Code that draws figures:
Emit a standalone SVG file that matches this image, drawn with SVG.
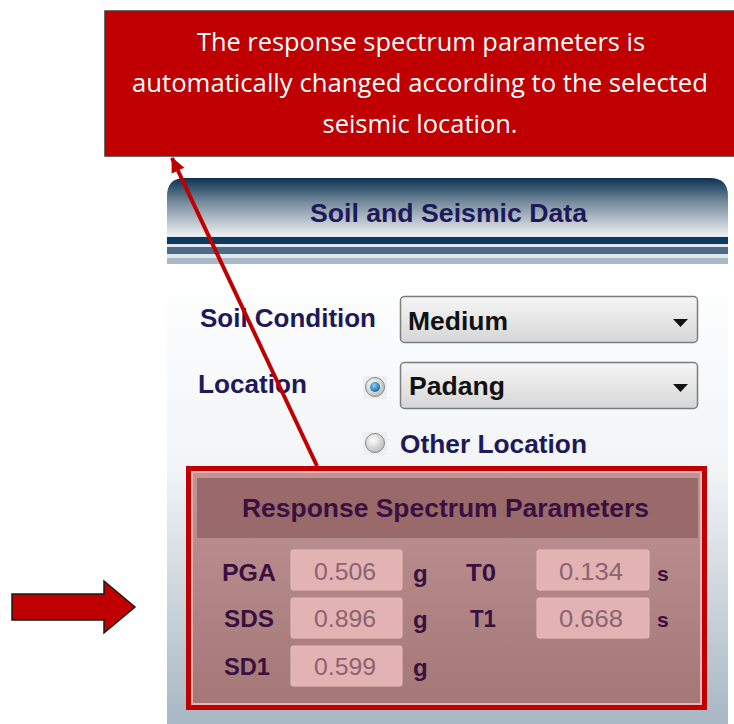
<svg xmlns="http://www.w3.org/2000/svg" width="734" height="724" viewBox="0 0 734 724">
<style>
.lbl{font-family:"Liberation Sans",Arial,sans-serif;font-weight:bold;fill:#1e1a5a;font-size:25px}
.rsl{font-family:"Liberation Sans",Arial,sans-serif;font-weight:bold;fill:#3a1040;font-size:24px}
.val{font-family:"Liberation Sans",Arial,sans-serif;fill:#8a6470;font-size:24px;text-anchor:middle}
.dd{font-family:"Liberation Sans",Arial,sans-serif;font-weight:bold;fill:#111;font-size:25px}
.cal{font-family:"Open Sans","Liberation Sans",sans-serif;fill:#ffffff;font-size:25px;text-anchor:middle}
.vbox{fill:#e3b2b2;stroke:#ebbcbc;stroke-width:1}
.ddbox{fill:url(#ddg);stroke:#7d7d7d;stroke-width:1.5}
</style>
<defs>
<linearGradient id="hdr" x1="0" y1="0" x2="0" y2="1">
<stop offset="0" stop-color="#0b3352"/>
<stop offset="0.3" stop-color="#7a8fa0"/>
<stop offset="0.75" stop-color="#ffffff"/>
<stop offset="1" stop-color="#ffffff"/>
</linearGradient>
<linearGradient id="body" x1="0" y1="0" x2="0" y2="1">
<stop offset="0" stop-color="#ffffff"/>
<stop offset="0.45" stop-color="#f2f4f6"/>
<stop offset="1" stop-color="#a7b7c3"/>
</linearGradient>
<linearGradient id="ddg" x1="0" y1="0" x2="0" y2="1">
<stop offset="0" stop-color="#f6f6f6"/>
<stop offset="1" stop-color="#d6d6d6"/>
</linearGradient>
<linearGradient id="rsb" x1="0" y1="0" x2="0" y2="1">
<stop offset="0" stop-color="#c09494"/>
<stop offset="1" stop-color="#a57878"/>
</linearGradient>
<radialGradient id="rad" cx="0.4" cy="0.35" r="0.7">
<stop offset="0" stop-color="#ffffff"/>
<stop offset="1" stop-color="#b8b8b8"/>
</radialGradient>
<radialGradient id="dot" cx="0.4" cy="0.35" r="0.7">
<stop offset="0" stop-color="#8fd0f5"/>
<stop offset="1" stop-color="#10609a"/>
</radialGradient>
<marker id="ah" markerUnits="userSpaceOnUse" markerWidth="16" markerHeight="16" refX="14" refY="8" orient="auto">
<path d="M0,1 L15,8 L0,15 Z" fill="#c00000"/>
</marker>
</defs>

<g id="callout">
<rect x="105" y="11" width="640" height="145" fill="#c00000" stroke="#3a3a3a" stroke-width="1.5"/>
<text class="cal" x="421" y="51" textLength="448" lengthAdjust="spacingAndGlyphs">The response spectrum parameters is</text>
<text class="cal" x="420" y="92" textLength="576" lengthAdjust="spacingAndGlyphs">automatically changed according to the selected</text>
<text class="cal" x="420" y="133" textLength="195" lengthAdjust="spacingAndGlyphs">seismic location.</text>
</g>

<g id="panel">
<rect x="167" y="262" width="561" height="462" fill="url(#body)"/>
<path d="M167,262 V196 Q167,178 185,178 H710 Q728,178 728,196 V262 Z" fill="url(#hdr)"/>
<rect x="167" y="236" width="561" height="28" fill="#dfe7ee"/>
<rect x="167" y="237" width="561" height="7" fill="#0d3a5c"/>
<rect x="167" y="247" width="561" height="7" fill="#4b6b86"/>
<rect x="167" y="258" width="561" height="6" fill="#a9b9c5"/>
<text class="lbl" x="310" y="222" textLength="277" lengthAdjust="spacingAndGlyphs">Soil and Seismic Data</text>
</g>

<g id="soil-condition">
<text class="lbl" x="200" y="327" textLength="176" lengthAdjust="spacingAndGlyphs">Soil Condition</text>
<rect class="ddbox" x="400.5" y="296.5" width="297" height="46" rx="4"/>
<text class="dd" x="408" y="330" textLength="100" lengthAdjust="spacingAndGlyphs">Medium</text>
<path d="M673,319 H688 L680.5,327 Z" fill="#111"/>
</g>

<g id="location">
<text class="lbl" x="198" y="393" textLength="109" lengthAdjust="spacingAndGlyphs">Location</text>
<rect x="363" y="376" width="24" height="23" fill="#eeeeee"/>
<circle cx="375" cy="387" r="9.5" fill="url(#rad)" stroke="#8a8a8a" stroke-width="1"/>
<circle cx="375" cy="387" r="5" fill="url(#dot)"/>
<rect class="ddbox" x="400.5" y="362.5" width="297" height="46" rx="4"/>
<text class="dd" x="409" y="395" textLength="96" lengthAdjust="spacingAndGlyphs">Padang</text>
<path d="M673,384 H688 L680.5,392 Z" fill="#111"/>
</g>

<g id="other-location">
<rect x="363" y="432" width="24" height="23" fill="#eeeeee"/>
<circle cx="375" cy="443" r="9.5" fill="url(#rad)" stroke="#8a8a8a" stroke-width="1"/>
<text class="lbl" x="400" y="453" textLength="187" lengthAdjust="spacingAndGlyphs">Other Location</text>
</g>

<g id="response-spectrum">
<rect x="189" y="469" width="515" height="238" fill="#e6b6b6"/>
<rect x="193" y="473" width="507" height="230" fill="url(#rsb)"/>
<rect x="197" y="478" width="501" height="60" fill="#9a6a6a"/>
<text class="rsl" x="242" y="517" textLength="407" lengthAdjust="spacingAndGlyphs" style="font-size:25px">Response Spectrum Parameters</text>

<text class="rsl" x="222" y="581" textLength="54" lengthAdjust="spacingAndGlyphs">PGA</text>
<rect class="vbox" x="291" y="550" width="111" height="40" rx="2"/>
<text class="val" x="345" y="580" textLength="62" lengthAdjust="spacingAndGlyphs">0.506</text>
<text class="rsl" x="413" y="582">g</text>
<text class="rsl" x="466" y="581" textLength="30" lengthAdjust="spacingAndGlyphs">T0</text>
<rect class="vbox" x="537" y="550" width="112" height="40" rx="2"/>
<text class="val" x="591" y="580" textLength="64" lengthAdjust="spacingAndGlyphs">0.134</text>
<text class="rsl" x="657" y="581" style="font-size:21px">s</text>

<text class="rsl" x="224" y="627" textLength="50" lengthAdjust="spacingAndGlyphs">SDS</text>
<rect class="vbox" x="291" y="598" width="111" height="40" rx="2"/>
<text class="val" x="345" y="627" textLength="62" lengthAdjust="spacingAndGlyphs">0.896</text>
<text class="rsl" x="413" y="628">g</text>
<text class="rsl" x="470" y="627" textLength="26" lengthAdjust="spacingAndGlyphs">T1</text>
<rect class="vbox" x="537" y="598" width="112" height="40" rx="2"/>
<text class="val" x="591" y="627" textLength="64" lengthAdjust="spacingAndGlyphs">0.668</text>
<text class="rsl" x="657" y="627" style="font-size:21px">s</text>

<text class="rsl" x="224" y="675" textLength="46" lengthAdjust="spacingAndGlyphs">SD1</text>
<rect class="vbox" x="291" y="646" width="111" height="40" rx="2"/>
<text class="val" x="345" y="675" textLength="62" lengthAdjust="spacingAndGlyphs">0.599</text>
<text class="rsl" x="413" y="676">g</text>

<rect x="188.5" y="468.5" width="516" height="239" fill="none" stroke="#c00000" stroke-width="5"/>
</g>

<g id="connectors">
<line x1="317" y1="466" x2="172" y2="158" stroke="#c00000" stroke-width="4" marker-end="url(#ah)"/>
</g>

<g id="left-arrow">
<path d="M12,594 H104 V581 L135,607 L104,633 V620 H12 Z" fill="#c00000" stroke="#1a1a1a" stroke-width="1.5"/>
</g>
</svg>
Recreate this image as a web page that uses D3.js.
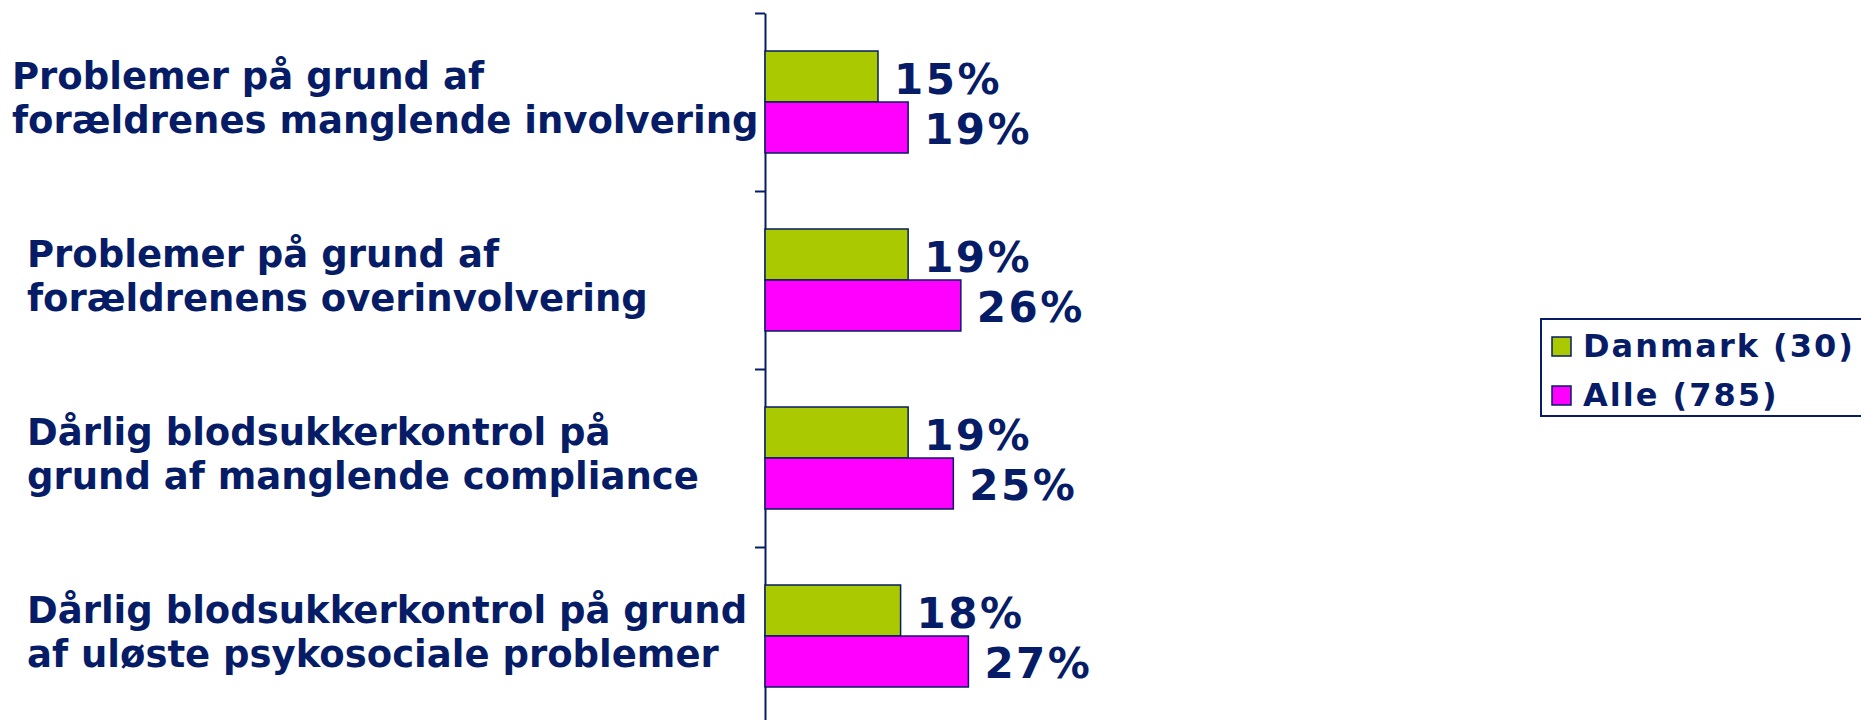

Given request:
Output all the records, word for word, with no pictures in the copy.

Answer to the problem:
Emit a standalone SVG file that matches this image, drawn with SVG.
<svg xmlns="http://www.w3.org/2000/svg" width="734" height="724" viewBox="0 0 734 724">
<style>
.lbl{font-family:"Liberation Sans",Arial,sans-serif;font-weight:bold;fill:#1e1a5a;font-size:25px}
.rsl{font-family:"Liberation Sans",Arial,sans-serif;font-weight:bold;fill:#3a1040;font-size:24px}
.val{font-family:"Liberation Sans",Arial,sans-serif;fill:#8a6470;font-size:24px;text-anchor:middle}
.dd{font-family:"Liberation Sans",Arial,sans-serif;font-weight:bold;fill:#111;font-size:25px}
.cal{font-family:"Open Sans","Liberation Sans",sans-serif;fill:#ffffff;font-size:25px;text-anchor:middle}
.vbox{fill:#e3b2b2;stroke:#ebbcbc;stroke-width:1}
.ddbox{fill:url(#ddg);stroke:#7d7d7d;stroke-width:1.5}
</style>
<defs>
<linearGradient id="hdr" x1="0" y1="0" x2="0" y2="1">
<stop offset="0" stop-color="#0b3352"/>
<stop offset="0.3" stop-color="#7a8fa0"/>
<stop offset="0.75" stop-color="#ffffff"/>
<stop offset="1" stop-color="#ffffff"/>
</linearGradient>
<linearGradient id="body" x1="0" y1="0" x2="0" y2="1">
<stop offset="0" stop-color="#ffffff"/>
<stop offset="0.45" stop-color="#f2f4f6"/>
<stop offset="1" stop-color="#a7b7c3"/>
</linearGradient>
<linearGradient id="ddg" x1="0" y1="0" x2="0" y2="1">
<stop offset="0" stop-color="#f6f6f6"/>
<stop offset="1" stop-color="#d6d6d6"/>
</linearGradient>
<linearGradient id="rsb" x1="0" y1="0" x2="0" y2="1">
<stop offset="0" stop-color="#c09494"/>
<stop offset="1" stop-color="#a57878"/>
</linearGradient>
<radialGradient id="rad" cx="0.4" cy="0.35" r="0.7">
<stop offset="0" stop-color="#ffffff"/>
<stop offset="1" stop-color="#b8b8b8"/>
</radialGradient>
<radialGradient id="dot" cx="0.4" cy="0.35" r="0.7">
<stop offset="0" stop-color="#8fd0f5"/>
<stop offset="1" stop-color="#10609a"/>
</radialGradient>
<marker id="ah" markerUnits="userSpaceOnUse" markerWidth="16" markerHeight="16" refX="14" refY="8" orient="auto">
<path d="M0,1 L15,8 L0,15 Z" fill="#c00000"/>
</marker>
</defs>

<g id="callout">
<rect x="105" y="11" width="640" height="145" fill="#c00000" stroke="#3a3a3a" stroke-width="1.5"/>
<text class="cal" x="421" y="51" textLength="448" lengthAdjust="spacingAndGlyphs">The response spectrum parameters is</text>
<text class="cal" x="420" y="92" textLength="576" lengthAdjust="spacingAndGlyphs">automatically changed according to the selected</text>
<text class="cal" x="420" y="133" textLength="195" lengthAdjust="spacingAndGlyphs">seismic location.</text>
</g>

<g id="panel">
<rect x="167" y="262" width="561" height="462" fill="url(#body)"/>
<path d="M167,262 V196 Q167,178 185,178 H710 Q728,178 728,196 V262 Z" fill="url(#hdr)"/>
<rect x="167" y="236" width="561" height="28" fill="#dfe7ee"/>
<rect x="167" y="237" width="561" height="7" fill="#0d3a5c"/>
<rect x="167" y="247" width="561" height="7" fill="#4b6b86"/>
<rect x="167" y="258" width="561" height="6" fill="#a9b9c5"/>
<text class="lbl" x="310" y="222" textLength="277" lengthAdjust="spacingAndGlyphs">Soil and Seismic Data</text>
</g>

<g id="soil-condition">
<text class="lbl" x="200" y="327" textLength="176" lengthAdjust="spacingAndGlyphs">Soil Condition</text>
<rect class="ddbox" x="400.5" y="296.5" width="297" height="46" rx="4"/>
<text class="dd" x="408" y="330" textLength="100" lengthAdjust="spacingAndGlyphs">Medium</text>
<path d="M673,319 H688 L680.5,327 Z" fill="#111"/>
</g>

<g id="location">
<text class="lbl" x="198" y="393" textLength="109" lengthAdjust="spacingAndGlyphs">Location</text>
<rect x="363" y="376" width="24" height="23" fill="#eeeeee"/>
<circle cx="375" cy="387" r="9.5" fill="url(#rad)" stroke="#8a8a8a" stroke-width="1"/>
<circle cx="375" cy="387" r="5" fill="url(#dot)"/>
<rect class="ddbox" x="400.5" y="362.5" width="297" height="46" rx="4"/>
<text class="dd" x="409" y="395" textLength="96" lengthAdjust="spacingAndGlyphs">Padang</text>
<path d="M673,384 H688 L680.5,392 Z" fill="#111"/>
</g>

<g id="other-location">
<rect x="363" y="432" width="24" height="23" fill="#eeeeee"/>
<circle cx="375" cy="443" r="9.5" fill="url(#rad)" stroke="#8a8a8a" stroke-width="1"/>
<text class="lbl" x="400" y="453" textLength="187" lengthAdjust="spacingAndGlyphs">Other Location</text>
</g>

<g id="response-spectrum">
<rect x="189" y="469" width="515" height="238" fill="#e6b6b6"/>
<rect x="193" y="473" width="507" height="230" fill="url(#rsb)"/>
<rect x="197" y="478" width="501" height="60" fill="#9a6a6a"/>
<text class="rsl" x="242" y="517" textLength="407" lengthAdjust="spacingAndGlyphs" style="font-size:25px">Response Spectrum Parameters</text>

<text class="rsl" x="222" y="581" textLength="54" lengthAdjust="spacingAndGlyphs">PGA</text>
<rect class="vbox" x="291" y="550" width="111" height="40" rx="2"/>
<text class="val" x="345" y="580" textLength="62" lengthAdjust="spacingAndGlyphs">0.506</text>
<text class="rsl" x="413" y="582">g</text>
<text class="rsl" x="466" y="581" textLength="30" lengthAdjust="spacingAndGlyphs">T0</text>
<rect class="vbox" x="537" y="550" width="112" height="40" rx="2"/>
<text class="val" x="591" y="580" textLength="64" lengthAdjust="spacingAndGlyphs">0.134</text>
<text class="rsl" x="657" y="581" style="font-size:21px">s</text>

<text class="rsl" x="224" y="627" textLength="50" lengthAdjust="spacingAndGlyphs">SDS</text>
<rect class="vbox" x="291" y="598" width="111" height="40" rx="2"/>
<text class="val" x="345" y="627" textLength="62" lengthAdjust="spacingAndGlyphs">0.896</text>
<text class="rsl" x="413" y="628">g</text>
<text class="rsl" x="470" y="627" textLength="26" lengthAdjust="spacingAndGlyphs">T1</text>
<rect class="vbox" x="537" y="598" width="112" height="40" rx="2"/>
<text class="val" x="591" y="627" textLength="64" lengthAdjust="spacingAndGlyphs">0.668</text>
<text class="rsl" x="657" y="627" style="font-size:21px">s</text>

<text class="rsl" x="224" y="675" textLength="46" lengthAdjust="spacingAndGlyphs">SD1</text>
<rect class="vbox" x="291" y="646" width="111" height="40" rx="2"/>
<text class="val" x="345" y="675" textLength="62" lengthAdjust="spacingAndGlyphs">0.599</text>
<text class="rsl" x="413" y="676">g</text>

<rect x="188.5" y="468.5" width="516" height="239" fill="none" stroke="#c00000" stroke-width="5"/>
</g>

<g id="connectors">
<line x1="317" y1="466" x2="172" y2="158" stroke="#c00000" stroke-width="4" marker-end="url(#ah)"/>
</g>

<g id="left-arrow">
<path d="M12,594 H104 V581 L135,607 L104,633 V620 H12 Z" fill="#c00000" stroke="#1a1a1a" stroke-width="1.5"/>
</g>
</svg>
Recreate this image as a web page that uses D3.js.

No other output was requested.